MODI MANIA hits the Markets

With the steady rise of the Sensex and FIIs since the September 2013 announcement of his candidacy, Modi may have been holding the bull’s horns the entire time
Sukumar Muralidharan DelhI 

 

Notions about India’s 2014 general election being determined by the stock market may be exaggerated, but they’re not off the mark. There is, in fact, an unmistakable correspondence between the recent surges in the stock market and Narendra Modi’s ascension towards political pre-eminence.

The Bombay Stock Exchange’s Sensitive Share Price Index (Sensex) showed an upswing in April last year, which coincided with Modi breaking out of the Gujarat milieu and eying the national stage. The fervour persisted with minor interruptions throughout the campaign season, cresting new waves of bullish optimism with the first exit poll results, broadcast soon after the last ballot was cast in the seven-phase election. Since then, the mood has turned euphoric. As at least one commentator has pointed out, bull runs on the stock market tend to be self-fulfilling. The more people expect prices to go up, the more they invest in the market, and the more prices actually go up—until, that is, they ask for a payback, and the market finds that it does not have sufficient real money to pony up.

It is instructive to look back to the days of the 2004 election surprise, when the Congress beat the odds amidst the BJP’s deafening cacophony of “India Shining”. In the immediate aftermath of the Congress’s shock victory, it became accepted wisdom that the BJP and its friends had been turfed out because of a mass upsurge of those at the receiving end of its economic policies. The “feel good” mythology was turned on its head. By that logic, it seemed appropriate for the Congress to reverse course. Investors in the market soon stepped up with an explicit warning that the smart political course could well be economic suicide. Just days after the results were in, on May 14, 2004, foreign institutional investors (FIIs) with strong positions in the stock exchanges pulled out in droves, driving down the Sensex by 330 points, or six per cent. As one of its top stories the next day, TheTimes of India (ToI) reported that the drop in the Sensex was the sharpest in over four years and had wiped `57.3 billion (`5,730 crore) off the aggregate value of the market.

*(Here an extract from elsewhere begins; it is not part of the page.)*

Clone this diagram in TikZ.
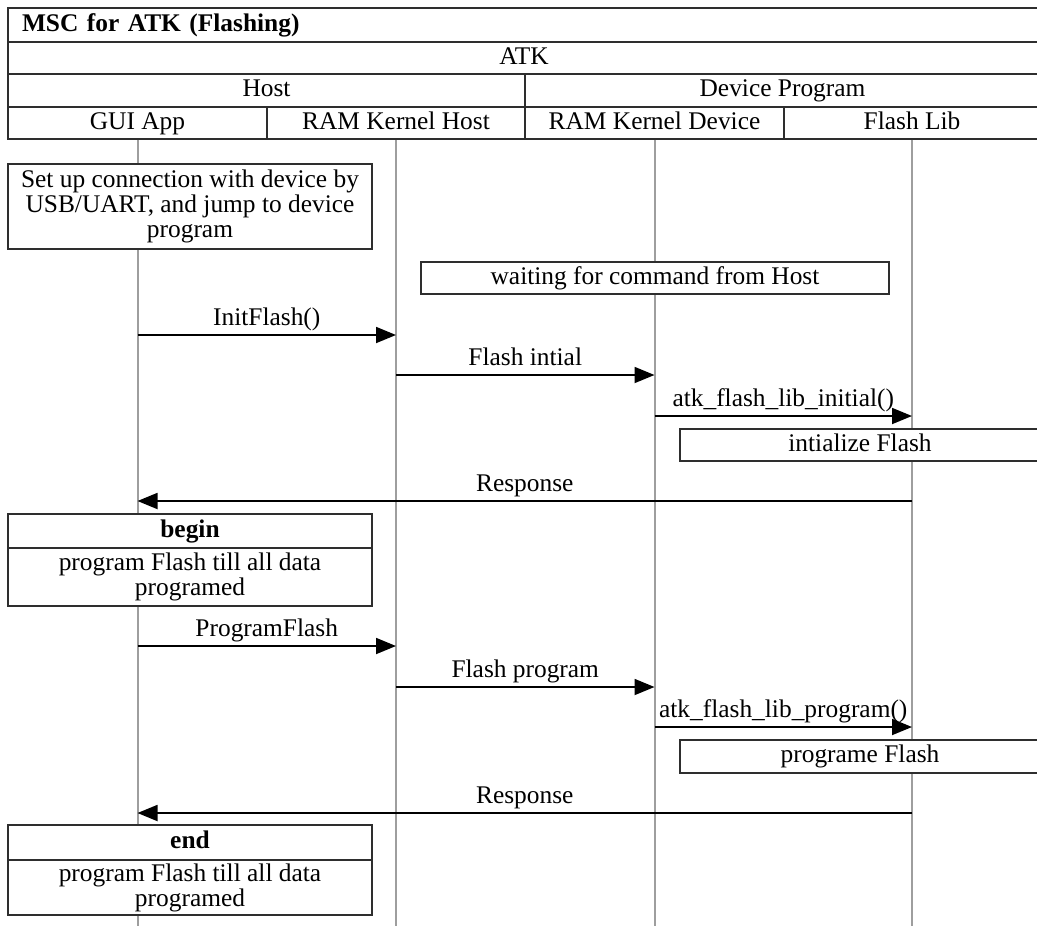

The didactic purpose of that particular mass evacuation of the market had seemingly not been served. When the markets reopened after the weekend break, the FIIs drove down the index by 842 points, or 17 per cent, in a mere 22 minutes. After emergency measures to staunch the haemorrhage, the Sensex closed the day 565 points lower. The erosion of value was estimated by  ToI the next day at `133 billion (`13,000 crore). Under a headline that described an ostensible “quit India” movement by the FII s, ToI reported that Manmohan Singh—then believed to be the finance minister-designate—had called up Finance Minister Jaswant Singh to ensure that effective measures were taken to “stop the stock rot”.

That very day, May 18, Sonia Gandhi gave up her putative claim to the prime minister’s post, nominating Manmohan  instead to lead the complex political coalition that had emerged in the 2004 general election. And Manmohan was instantly seen as a rather amenable figure from the perspective of the markets. On May 20, the ToI reported on its business pages, with some satisfaction, that the markets were on a “recovery trip” and had gained 129 points.

Manmohan Singh retained his cautious and unadventurous attitude towards policies that might potentially step outside the bounds of strict fiscal rectitude. Within the Congress party, though, it was recognized that despite lustrous patches, most parts of the country remained in a slough. A semblance of social and economic equity had to be restored to sustain the democracy. With Manmohan Singh reluctantly playing along, the Congress saw political salvation in revisiting the populist commitments of the 1970s and early 1980s. This meant providing stimulus to the rural economy in an effort to directly address poverty.

The miracle of the economic populism inaugurated in 2005, with the passage of the National Rural Employment Guarantee Act (NREGA), is that it lasted quite as long as it did—indeed, was even extended from the 200 poorest districts to the entire country in 2008. Till the early years of the UPA’s second term, which began after a convincing electoral triumph in 2009, there was no hint that the fiscal commitments made by extending the right to work were a serious strain. In August 2010, Finance Minister Pranab Mukherjee spoke with absolute confidence about further extending the charter of rights and entitlements to every Indian citizen. The right to education would be the first step, after which the priorities would be to make operational rights to food and health. This level of ambition, Mukherjee said, would have been beyond imagination in the 1980s, when the government—despite best intentions—found itself stymied in all efforts to directly address poverty. What had made the unthinkable a distinct possibility was the turning of a page in the 1990s, which generated the second wind in India’s growth story.